Jeff Butler, president and chief operating officer of CL&P, made plenty of promises over the last week, after power was knocked out to hundreds of thousands of residents during a nor’easter, but he didn’t keep many of them.
“We have missed our goal and for that I apologize to everyone,” Butler said during a news conference on Sunday.
So what happened when the state’s largest utility falls short? For starters, credibility is shot in the court of public opinion.
“What I would say to the board of directors is, you should look at Mr. Butler and his management team and maybe make the right choice,” said Dan McGrath, a resident of West Hartford who went a week without power.
Customers are demanding accountability and some lawmakers are demanding future penalties and fines. Meanwhile, a few town leaders are threatening lawsuits against the utility.
“We have a lot of tough questions that need answers and we’ll do whatever we need to do to make sure it doesn’t happen again,” Simsbury First Selectman Mary Glassman said.
But whether any of it brings about actual change at the company remains to be seen.

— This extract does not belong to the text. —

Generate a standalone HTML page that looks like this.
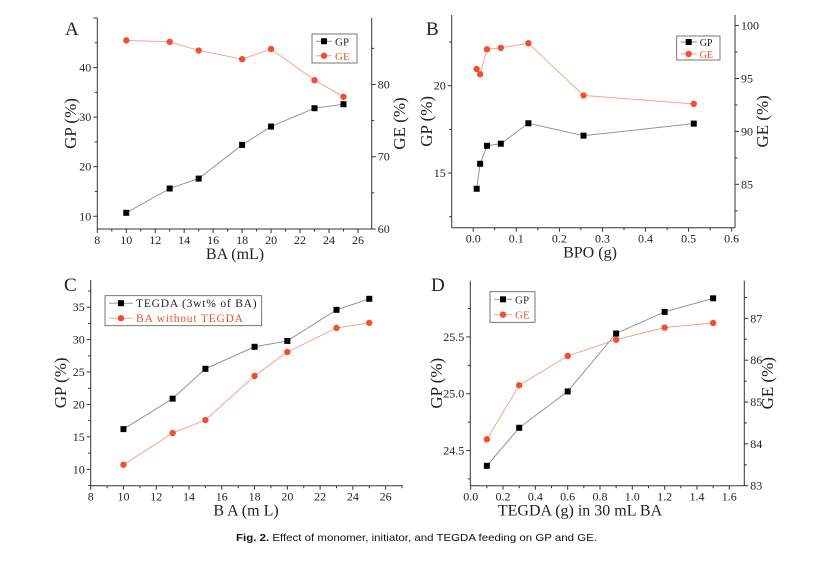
<!DOCTYPE html>
<html><head><meta charset="utf-8">
<style>
html,body{margin:0;padding:0;background:#fff;}
svg{display:block;}
text{font-family:"Liberation Serif",serif;}
</style></head>
<body>
<svg id="fig" width="839" height="569" viewBox="0 0 839 569" xmlns="http://www.w3.org/2000/svg">
<rect width="839" height="569" fill="#fff"/>
<text x="236" y="541" font-size="10.5" textLength="361" lengthAdjust="spacingAndGlyphs" style="font-family:'Liberation Sans',sans-serif" fill="#111"><tspan font-weight="bold">Fig. 2.</tspan> Effect of monomer, initiator, and TEGDA feeding on GP and GE.</text>
</svg>
<script>
// Panel A data
const aX = [10, 13, 15, 18, 20, 23, 25];
const aGP = [10.7, 15.6, 17.6, 24.4, 28.1, 31.8, 32.6];
const aGE = [86.1, 85.9, 84.7, 83.5, 84.9, 80.6, 78.3];
const aXTicks = [8, 10, 12, 14, 16, 18, 20, 22, 24, 26];
const aYTicks = [10, 20, 30, 40];
const aY2Ticks = [60, 70, 80];
// Panel B data
const bX = [0.008, 0.016, 0.032, 0.064, 0.128, 0.256, 0.512];
const bGP = [14.1, 15.53, 16.56, 16.68, 17.85, 17.14, 17.83];
const bGE = [95.9, 95.4, 97.76, 97.9, 98.33, 93.4, 92.6];
const bXTicks = [0.0, 0.1, 0.2, 0.3, 0.4, 0.5, 0.6];
const bYTicks = [15, 20];
const bY2Ticks = [85, 90, 95, 100];
// Panel C data
const cX = [10, 13, 15, 18, 20, 23, 25];
const cTEGDA = [16.2, 20.9, 25.5, 28.9, 29.8, 34.6, 36.3];
const cBA = [10.7, 15.6, 17.6, 24.4, 28.1, 31.8, 32.6];
const cXTicks = [8, 10, 12, 14, 16, 18, 20, 22, 24, 26];
const cYTicks = [10, 15, 20, 25, 30, 35];
// Panel D data
const dX = [0.1, 0.3, 0.6, 0.9, 1.2, 1.5];
const dGP = [24.365, 24.70, 25.02, 25.53, 25.72, 25.84];
const dGE = [84.11, 85.40, 86.10, 86.49, 86.78, 86.89];
const dXTicks = [0.0, 0.2, 0.4, 0.6, 0.8, 1.0, 1.2, 1.4, 1.6];
const dYTicks = [24.5, 25.0, 25.5];
const dY2Ticks = [83, 84, 85, 86, 87];

const NS = "http://www.w3.org/2000/svg";
const svg = document.getElementById('fig');
const RED = "#f0502f", LRED = "#f59a88", GRAY = "#8a8a8a";
function mk(tag, attrs, parent){
  const e = document.createElementNS(NS, tag);
  for (const k in attrs) e.setAttribute(k, attrs[k]);
  (parent||svg).appendChild(e);
  return e;
}
function txt(s, x, y, size, anchor, parent, fill, rot){
  const t = mk('text', {x:x, y:y, 'font-size':size, 'text-anchor':anchor, fill:fill||'#222'}, parent);
  if (rot) t.setAttribute('transform', 'rotate(-90 '+x+' '+y+')');
  t.textContent = s;
  return t;
}
function fmt(v, d){ return d===undefined ? String(v) : v.toFixed(d); }

function panel(cfg){
  const g = mk('g', {});
  
  
  const L=cfg.L, R=cfg.R, T=cfg.T, B=cfg.B;
  const sx = v => L + (v - cfg.x0) / (cfg.x1 - cfg.x0) * (R - L);
  const sy = v => B - (v - cfg.y0) / (cfg.y1 - cfg.y0) * (B - T);
  const sy2 = cfg.y20 !== undefined ? (v => B - (v - cfg.y20) / (cfg.y21 - cfg.y20) * (B - T)) : null;
  // axes
  const ax = mk('g', {stroke:'#333', 'stroke-width':1, fill:'none'}, g);
  
  
  mk('line', {x1:L, y1:T, x2:L, y2:B}, ax);
  mk('line', {x1:L, y1:B, x2:R, y2:B}, ax);
  if (sy2) mk('line', {x1:R, y1:T, x2:R, y2:B}, ax);
  // x ticks
  const xt = cfg.xTicks, xs = xt[1]-xt[0];
  xt.forEach((v,i)=>{
    const x = sx(v);
    mk('line', {x1:x, y1:B, x2:x, y2:B+4}, ax);
    const m = sx(v + xs/2);
    if (m < R) mk('line', {x1:m, y1:B, x2:m, y2:B+2.5}, ax);
    const lab = txt(fmt(v, cfg.xDec), x, B+15, 12, 'middle', g);
    
    
  });
  // y ticks
  const yt = cfg.yTicks, ys = yt[1]-yt[0];
  const yAll = [yt[0]-ys].concat(yt).concat([yt[yt.length-1]+ys]);
  yAll.forEach(v=>{
    [v, v+ys/2].forEach((w,j)=>{
      const y = sy(w);
      if (y>=T-0.5 && y<=B+0.5) mk('line', {x1:L, y1:y, x2:L-(j?2.5:4), y2:y}, ax);
    });
  });
  yt.forEach(v=>{
    const lab = txt(fmt(v, cfg.yDec), L-6, sy(v)+4, 12, 'end', g);
    
    
  });
  if (sy2){
    const y2 = cfg.y2Ticks, s2 = y2[1]-y2[0];
    const all2 = [y2[0]-s2].concat(y2).concat([y2[y2.length-1]+s2]);
    all2.forEach(v=>{
      [v, v+s2/2].forEach((w,j)=>{
        const y = sy2(w);
        if (y>=T-0.5 && y<=B+0.5) mk('line', {x1:R, y1:y, x2:R+(j?2.5:4), y2:y}, ax);
      });
    });
    y2.forEach(v=>{
      const lab = txt(fmt(v), R+6, sy2(v)+4, 12, 'start', g);
      
      
    });
  }
  // titles
  const xtl = txt(cfg.xTitle, cfg.xTitleX, B+30, 16, 'middle', g);
  
  
  const ytl = txt('GP (%)', cfg.yTitleX, (T+B)/2, 17, 'middle', g, '#222', true);
  
  
  if (sy2){
    const y2l = txt('GE (%)', cfg.y2TitleX, (T+B)/2, 17, 'middle', g, '#222', true);
    
    
  }
  const pl = txt(cfg.letter, cfg.letterX, cfg.letterY, 19, 'start', g);
  
  
  // series
  cfg.series.forEach(s=>{
    const scale = s.axis === 2 ? sy2 : sy;
    const sg = mk('g', {}, g);
    
    
    const pts = s.xs.map((x,i)=>sx(x).toFixed(1)+','+scale(s.ys[i]).toFixed(1)).join(' ');
    const line = mk('polyline', {points:pts, fill:'none', stroke:s.line, 'stroke-width':0.9}, sg);
    
    
    s.xs.forEach((x,i)=>{
      const px = sx(x), py = scale(s.ys[i]);
      let m;
      if (s.marker === 'sq') m = mk('rect', {x:px-3, y:py-3, width:6, height:6, fill:'#000'}, sg);
      else m = mk('circle', {cx:px, cy:py, r:3.2, fill:RED}, sg);
      
      
    });
  });
  // legend
  const lg = cfg.legend;
  const lgg = mk('g', {}, g);
  
  
  mk('rect', {x:lg.x, y:lg.y, width:lg.w, height:lg.h, fill:'#fff', stroke:'#555', 'stroke-width':0.8}, lgg);
  cfg.series.forEach((s,i)=>{
    const yy = lg.y + lg.h*(i*2+1)/4;
    const eg = mk('g', {}, lgg);
    
    
    mk('line', {x1:lg.x+4, y1:yy, x2:lg.x+lg.lw, y2:yy, stroke:s.line, 'stroke-width':0.9}, eg);
    const cx = lg.x + 4 + (lg.lw-4)/2;
    if (s.marker==='sq') mk('rect', {x:cx-3, y:yy-3, width:6, height:6, fill:'#000'}, eg);
    else mk('circle', {cx:cx, cy:yy, r:3.2, fill:RED}, eg);
    txt(s.label, lg.x+lg.lw+3, yy+4, lg.fs, 'start', eg, s.marker==='sq' ? '#222' : RED).setAttribute('letter-spacing', lg.ls||0);
  });
}

panel({name:'chart-a', letter:'A', letterX:65, letterY:35, L:97.3, R:371.7, T:18, B:229,
  x0:8, x1:26.95, y0:7.43, y1:50, y20:60, y21:89.2,
  xTicks:aXTicks, yTicks:aYTicks, y2Ticks:aY2Ticks,
  xTitle:'BA (mL)', xTitleX:235, yTitleX:76, y2TitleX:405,
  legend:{x:312, y:34, w:45, h:29, lw:20, fs:11},
  series:[
    {name:'series-gp', label:'GP', xs:aX, ys:aGP, marker:'sq', line:GRAY, axis:1},
    {name:'series-ge', label:'GE', xs:aX, ys:aGE, marker:'ci', line:LRED, axis:2}
  ]});
panel({name:'chart-b', letter:'B', letterX:426, letterY:35, L:451.7, R:735, T:15, B:227.7,
  x0:-0.05, x1:0.6077, y0:11.87, y1:24.05, y20:80.9, y21:101,
  xTicks:bXTicks, yTicks:bYTicks, y2Ticks:bY2Ticks, xDec:1,
  xTitle:'BPO (g)', xTitleX:590, yTitleX:432, y2TitleX:768,
  legend:{x:676.7, y:36, w:43.3, h:24, lw:20, fs:10},
  series:[
    {name:'series-gp', label:'GP', xs:bX, ys:bGP, marker:'sq', line:GRAY, axis:1},
    {name:'series-ge', label:'GE', xs:bX, ys:bGE, marker:'ci', line:LRED, axis:2}
  ]});
panel({name:'chart-c', letter:'C', letterX:64, letterY:291, L:90.7, R:402.7, T:280, B:485.7,
  x0:8, x1:27.04, y0:7.47, y1:39.2,
  xTicks:cXTicks, yTicks:cYTicks,
  xTitle:'B A  (m L)', xTitleX:246, yTitleX:66,
  legend:{x:105, y:295.7, w:156.7, h:30, lw:28, fs:11.5, ls:0.8},
  series:[
    {name:'series-tegda', label:'TEGDA (3wt% of BA)', xs:cX, ys:cTEGDA, marker:'sq', line:GRAY, axis:1},
    {name:'series-ba-without-tegda', label:'BA without TEGDA', xs:cX, ys:cBA, marker:'ci', line:LRED, axis:1}
  ]});
panel({name:'chart-d', letter:'D', letterX:431, letterY:291, L:470.3, R:744.3, T:280.7, B:485.7,
  x0:-0.0025, x1:1.693, y0:24.19, y1:25.995, y20:83, y21:87.9,
  xTicks:dXTicks, yTicks:dYTicks, y2Ticks:dY2Ticks, xDec:1, yDec:1,
  xTitle:'TEGDA (g) in 30 mL BA', xTitleX:580, yTitleX:442, y2TitleX:773,
  legend:{x:490, y:291.7, w:45, h:30.6, lw:22, fs:11},
  series:[
    {name:'series-gp', label:'GP', xs:dX, ys:dGP, marker:'sq', line:GRAY, axis:1},
    {name:'series-ge', label:'GE', xs:dX, ys:dGE, marker:'ci', line:LRED, axis:2}
  ]});
</script>
</body></html>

David Cadden, a professor of management at Quinnipiac University, said it certainly could.
“I think there are some issues in training presidents to effectively deal with the media. You have a question of disclosure. When you’re in a hole, stop digging,” Cadden said.
It’s a hole that Butler has been in before and not just during Tropical Storm Irene.
Butler faced many of the same criticisms for many of the same mistakes during a 2003 storm in San Francisco, According to the San Francisco Chronicle.
At that time he was vice president of operations, maintenance and construction for Pacific Gas and Electric.
The paper reported that the company needed to improve its communication with field crews so they could tell dispatchers how long it would take to restore service. Cadden said it doesn’t bode well for the top dog.
“If I were a betting man, I wouldn’t necessarily bet on his future,” Cadden said.
Cadden said he biggest change could come at the top.
NBCConnecticut reached out to several members of the board and its trustees, who are responsible for hiring and firing and former state senator and Hartford native Sanford Cloud Jr. was the only one to return our calls.
“I’ve consulted with the chairman and we decided it’s important for management to be the voice of the company right now. It’s not appropriate for the directors to make public comment,” he said.
Chairman of the Board, Charles Shivery, didn’t return our calls, but apparently spoke to the Gov. Dannel Malloy on Monday.
“He assured me that CL&P has put a new structure in place in which senior management officials will be in the Tolland and Simsbury work centers and will be redoubling efforts in those areas,” Malloy said.
In addition to those sudden changes, Cadden said you can bet the board is also watching the bottom line closely.
“I think that they’ll be very concerned about the economic impact on CL&P for this quarter,” Cadden said.
Cadden said Irene played a role in Northeast Utilities third-quarter earnings report.
Northeast Utilities, CL&P’s parent company, reported a 6 percent share loss.
Cadden said the threat of lawsuits could jeopardize fourth-quarter earnings and the future of the company.
“It’s a question of the number of suits that may follow. Normally, it’s an act of God. Now, it’s an issue whether they responded adequately to the act of God,” Cadden said.
Any government investigation will also play a role, as will the recommendations the independent consulting agency, Witt Associates, makes.
James Lee Witt is the former directors of FEMA and he’s done this type of thing for dozens of other states.
NBC Connecticut obtained a copy of Witt Associate’s assessment of Pepco Holdings response to Hurricane Isabel in 2003.
Pepco is the utility company servicing the Washington, D.C. area and the situation mirrors what CL&P just experienced: record breaking outages, prolonged restoration and a public relations nightmare.
In the report, Witt Associates determined the utility and local government needed to do a better job of managing people’s expectations and communicating the details of restoration efforts with customers.
The agency will investigate CL&P’s plan for the storm, whether it followed that plan and what went wrong.
The governor asked the firm to come in pro bono and take a closer look. At this point, he’s so disgusted with what happened that he doesn’t want to be seen next to Jeff Butler anymore.
“I decided to make it very clear that I’m not vouching for the information they are giving. It’s no secret that I stopped being present for their briefings,” Malloy said.